■ TASK PROMPT: Copy each line of the data below exactly, leaving out pictures.

■ COLLECTED DATA:
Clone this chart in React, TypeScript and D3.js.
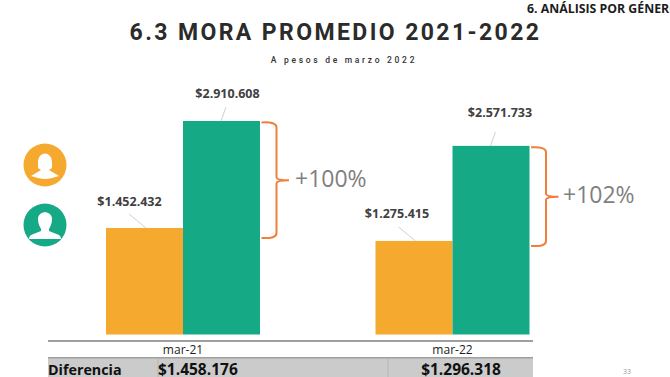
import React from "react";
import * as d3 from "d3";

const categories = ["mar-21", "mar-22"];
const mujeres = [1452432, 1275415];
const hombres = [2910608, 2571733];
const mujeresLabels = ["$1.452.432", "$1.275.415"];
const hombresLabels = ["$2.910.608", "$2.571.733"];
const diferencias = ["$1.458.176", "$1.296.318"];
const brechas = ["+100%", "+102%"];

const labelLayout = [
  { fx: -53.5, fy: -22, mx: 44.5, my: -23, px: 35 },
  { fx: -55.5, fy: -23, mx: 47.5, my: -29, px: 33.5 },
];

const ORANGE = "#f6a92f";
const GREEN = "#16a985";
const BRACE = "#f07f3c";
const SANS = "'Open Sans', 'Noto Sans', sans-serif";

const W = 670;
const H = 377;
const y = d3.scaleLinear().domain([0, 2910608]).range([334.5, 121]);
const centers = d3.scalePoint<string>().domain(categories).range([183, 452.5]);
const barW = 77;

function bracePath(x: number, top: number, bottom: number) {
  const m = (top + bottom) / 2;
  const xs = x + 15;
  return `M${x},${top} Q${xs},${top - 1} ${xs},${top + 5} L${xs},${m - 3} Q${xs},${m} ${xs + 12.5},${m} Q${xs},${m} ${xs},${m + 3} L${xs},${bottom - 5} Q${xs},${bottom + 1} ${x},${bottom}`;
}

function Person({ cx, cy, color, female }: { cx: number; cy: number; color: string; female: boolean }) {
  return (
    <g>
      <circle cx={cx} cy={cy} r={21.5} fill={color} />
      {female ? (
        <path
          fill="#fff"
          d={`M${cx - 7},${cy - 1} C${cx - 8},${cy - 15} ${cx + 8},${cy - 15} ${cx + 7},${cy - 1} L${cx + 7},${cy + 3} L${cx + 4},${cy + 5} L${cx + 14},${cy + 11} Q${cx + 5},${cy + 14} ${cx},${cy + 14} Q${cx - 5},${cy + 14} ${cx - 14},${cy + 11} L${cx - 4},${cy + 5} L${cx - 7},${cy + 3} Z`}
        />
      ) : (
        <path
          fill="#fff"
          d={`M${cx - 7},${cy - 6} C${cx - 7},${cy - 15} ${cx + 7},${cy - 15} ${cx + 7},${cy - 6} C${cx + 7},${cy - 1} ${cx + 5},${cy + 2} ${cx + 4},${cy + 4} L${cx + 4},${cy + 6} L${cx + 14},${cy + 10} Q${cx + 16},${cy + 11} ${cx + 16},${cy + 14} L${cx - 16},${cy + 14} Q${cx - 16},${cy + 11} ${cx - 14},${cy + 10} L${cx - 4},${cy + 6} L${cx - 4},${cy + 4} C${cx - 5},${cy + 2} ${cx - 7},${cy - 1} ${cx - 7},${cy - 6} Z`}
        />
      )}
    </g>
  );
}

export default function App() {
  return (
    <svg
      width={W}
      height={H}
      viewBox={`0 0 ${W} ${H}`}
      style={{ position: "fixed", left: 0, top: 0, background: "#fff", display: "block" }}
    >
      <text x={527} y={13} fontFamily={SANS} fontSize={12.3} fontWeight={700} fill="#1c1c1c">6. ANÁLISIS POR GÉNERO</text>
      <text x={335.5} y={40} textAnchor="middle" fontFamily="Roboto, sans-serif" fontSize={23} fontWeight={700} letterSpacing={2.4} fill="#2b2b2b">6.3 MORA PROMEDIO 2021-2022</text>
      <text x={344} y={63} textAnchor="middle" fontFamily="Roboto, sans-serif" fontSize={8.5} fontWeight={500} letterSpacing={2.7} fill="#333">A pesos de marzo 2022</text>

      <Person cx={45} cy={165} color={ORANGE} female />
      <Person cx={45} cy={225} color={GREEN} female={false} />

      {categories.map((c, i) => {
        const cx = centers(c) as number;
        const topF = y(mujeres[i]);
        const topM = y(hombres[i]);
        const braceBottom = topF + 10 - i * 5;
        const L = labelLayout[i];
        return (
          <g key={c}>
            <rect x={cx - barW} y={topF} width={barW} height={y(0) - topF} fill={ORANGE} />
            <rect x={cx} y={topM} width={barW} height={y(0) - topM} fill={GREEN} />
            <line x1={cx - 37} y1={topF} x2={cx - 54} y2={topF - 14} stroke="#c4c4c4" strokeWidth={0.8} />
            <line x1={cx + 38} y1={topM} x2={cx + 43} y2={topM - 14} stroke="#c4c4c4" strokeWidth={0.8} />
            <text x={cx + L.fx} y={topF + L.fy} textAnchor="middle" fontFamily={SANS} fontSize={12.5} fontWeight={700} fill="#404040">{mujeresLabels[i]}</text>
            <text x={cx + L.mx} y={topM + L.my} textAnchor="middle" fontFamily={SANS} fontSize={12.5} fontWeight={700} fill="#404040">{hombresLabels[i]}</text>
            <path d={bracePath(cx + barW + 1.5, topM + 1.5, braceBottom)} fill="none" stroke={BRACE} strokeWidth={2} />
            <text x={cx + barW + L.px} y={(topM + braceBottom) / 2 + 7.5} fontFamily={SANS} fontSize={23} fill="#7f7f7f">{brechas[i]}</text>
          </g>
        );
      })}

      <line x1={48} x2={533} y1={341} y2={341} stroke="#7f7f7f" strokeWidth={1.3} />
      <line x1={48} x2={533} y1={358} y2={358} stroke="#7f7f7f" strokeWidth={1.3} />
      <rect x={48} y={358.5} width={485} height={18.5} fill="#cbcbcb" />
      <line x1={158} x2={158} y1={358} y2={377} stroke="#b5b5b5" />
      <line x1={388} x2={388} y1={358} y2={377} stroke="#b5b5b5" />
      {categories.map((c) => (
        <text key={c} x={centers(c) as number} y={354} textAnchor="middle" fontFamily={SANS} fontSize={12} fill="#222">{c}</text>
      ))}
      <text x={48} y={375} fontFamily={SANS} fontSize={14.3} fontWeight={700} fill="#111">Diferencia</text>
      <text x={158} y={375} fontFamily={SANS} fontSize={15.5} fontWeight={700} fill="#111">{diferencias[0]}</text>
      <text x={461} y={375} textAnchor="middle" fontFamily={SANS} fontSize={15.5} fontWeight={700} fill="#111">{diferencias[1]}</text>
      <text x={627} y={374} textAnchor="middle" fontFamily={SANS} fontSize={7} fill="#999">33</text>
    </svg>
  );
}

■ REPLY TO THE EXERCISE:
Clone this chart in React, TypeScript and D3.js.
import React from "react";
import * as d3 from "d3";

const categories = ["mar-21", "mar-22"];
const mujeres = [1452432, 1275415];
const hombres = [2910608, 2571733];
const mujeresLabels = ["$1.452.432", "$1.275.415"];
const hombresLabels = ["$2.910.608", "$2.571.733"];
const diferencias = ["$1.458.176", "$1.296.318"];
const brechas = ["+100%", "+102%"];

const labelLayout = [
  { fx: -53.5, fy: -22, mx: 44.5, my: -23, px: 35 },
  { fx: -55.5, fy: -23, mx: 47.5, my: -29, px: 33.5 },
];

const ORANGE = "#f6a92f";
const GREEN = "#16a985";
const BRACE = "#f07f3c";
const SANS = "'Open Sans', 'Noto Sans', sans-serif";

const W = 670;
const H = 377;
const y = d3.scaleLinear().domain([0, 2910608]).range([334.5, 121]);
const centers = d3.scalePoint<string>().domain(categories).range([183, 452.5]);
const barW = 77;

function bracePath(x: number, top: number, bottom: number) {
  const m = (top + bottom) / 2;
  const xs = x + 15;
  return `M${x},${top} Q${xs},${top - 1} ${xs},${top + 5} L${xs},${m - 3} Q${xs},${m} ${xs + 12.5},${m} Q${xs},${m} ${xs},${m + 3} L${xs},${bottom - 5} Q${xs},${bottom + 1} ${x},${bottom}`;
}

function Person({ cx, cy, color, female }: { cx: number; cy: number; color: string; female: boolean }) {
  return (
    <g>
      <circle cx={cx} cy={cy} r={21.5} fill={color} />
      {female ? (
        <path
          fill="#fff"
          d={`M${cx - 7},${cy - 1} C${cx - 8},${cy - 15} ${cx + 8},${cy - 15} ${cx + 7},${cy - 1} L${cx + 7},${cy + 3} L${cx + 4},${cy + 5} L${cx + 14},${cy + 11} Q${cx + 5},${cy + 14} ${cx},${cy + 14} Q${cx - 5},${cy + 14} ${cx - 14},${cy + 11} L${cx - 4},${cy + 5} L${cx - 7},${cy + 3} Z`}
        />
      ) : (
        <path
          fill="#fff"
          d={`M${cx - 7},${cy - 6} C${cx - 7},${cy - 15} ${cx + 7},${cy - 15} ${cx + 7},${cy - 6} C${cx + 7},${cy - 1} ${cx + 5},${cy + 2} ${cx + 4},${cy + 4} L${cx + 4},${cy + 6} L${cx + 14},${cy + 10} Q${cx + 16},${cy + 11} ${cx + 16},${cy + 14} L${cx - 16},${cy + 14} Q${cx - 16},${cy + 11} ${cx - 14},${cy + 10} L${cx - 4},${cy + 6} L${cx - 4},${cy + 4} C${cx - 5},${cy + 2} ${cx - 7},${cy - 1} ${cx - 7},${cy - 6} Z`}
        />
      )}
    </g>
  );
}

export default function App() {
  return (
    <svg
      width={W}
      height={H}
      viewBox={`0 0 ${W} ${H}`}
      style={{ position: "fixed", left: 0, top: 0, background: "#fff", display: "block" }}
    >
      <text x={527} y={13} fontFamily={SANS} fontSize={12.3} fontWeight={700} fill="#1c1c1c">6. ANÁLISIS POR GÉNERO</text>
      <text x={335.5} y={40} textAnchor="middle" fontFamily="Roboto, sans-serif" fontSize={23} fontWeight={700} letterSpacing={2.4} fill="#2b2b2b">6.3 MORA PROMEDIO 2021-2022</text>
      <text x={344} y={63} textAnchor="middle" fontFamily="Roboto, sans-serif" fontSize={8.5} fontWeight={500} letterSpacing={2.7} fill="#333">A pesos de marzo 2022</text>

      <Person cx={45} cy={165} color={ORANGE} female />
      <Person cx={45} cy={225} color={GREEN} female={false} />

      {categories.map((c, i) => {
        const cx = centers(c) as number;
        const topF = y(mujeres[i]);
        const topM = y(hombres[i]);
        const braceBottom = topF + 10 - i * 5;
        const L = labelLayout[i];
        return (
          <g key={c}>
            <rect x={cx - barW} y={topF} width={barW} height={y(0) - topF} fill={ORANGE} />
            <rect x={cx} y={topM} width={barW} height={y(0) - topM} fill={GREEN} />
            <line x1={cx - 37} y1={topF} x2={cx - 54} y2={topF - 14} stroke="#c4c4c4" strokeWidth={0.8} />
            <line x1={cx + 38} y1={topM} x2={cx + 43} y2={topM - 14} stroke="#c4c4c4" strokeWidth={0.8} />
            <text x={cx + L.fx} y={topF + L.fy} textAnchor="middle" fontFamily={SANS} fontSize={12.5} fontWeight={700} fill="#404040">{mujeresLabels[i]}</text>
            <text x={cx + L.mx} y={topM + L.my} textAnchor="middle" fontFamily={SANS} fontSize={12.5} fontWeight={700} fill="#404040">{hombresLabels[i]}</text>
            <path d={bracePath(cx + barW + 1.5, topM + 1.5, braceBottom)} fill="none" stroke={BRACE} strokeWidth={2} />
            <text x={cx + barW + L.px} y={(topM + braceBottom) / 2 + 7.5} fontFamily={SANS} fontSize={23} fill="#7f7f7f">{brechas[i]}</text>
          </g>
        );
      })}

      <line x1={48} x2={533} y1={341} y2={341} stroke="#7f7f7f" strokeWidth={1.3} />
      <line x1={48} x2={533} y1={358} y2={358} stroke="#7f7f7f" strokeWidth={1.3} />
      <rect x={48} y={358.5} width={485} height={18.5} fill="#cbcbcb" />
      <line x1={158} x2={158} y1={358} y2={377} stroke="#b5b5b5" />
      <line x1={388} x2={388} y1={358} y2={377} stroke="#b5b5b5" />
      {categories.map((c) => (
        <text key={c} x={centers(c) as number} y={354} textAnchor="middle" fontFamily={SANS} fontSize={12} fill="#222">{c}</text>
      ))}
      <text x={48} y={375} fontFamily={SANS} fontSize={14.3} fontWeight={700} fill="#111">Diferencia</text>
      <text x={158} y={375} fontFamily={SANS} fontSize={15.5} fontWeight={700} fill="#111">{diferencias[0]}</text>
      <text x={461} y={375} textAnchor="middle" fontFamily={SANS} fontSize={15.5} fontWeight={700} fill="#111">{diferencias[1]}</text>
      <text x={627} y={374} textAnchor="middle" fontFamily={SANS} fontSize={7} fill="#999">33</text>
    </svg>
  );
}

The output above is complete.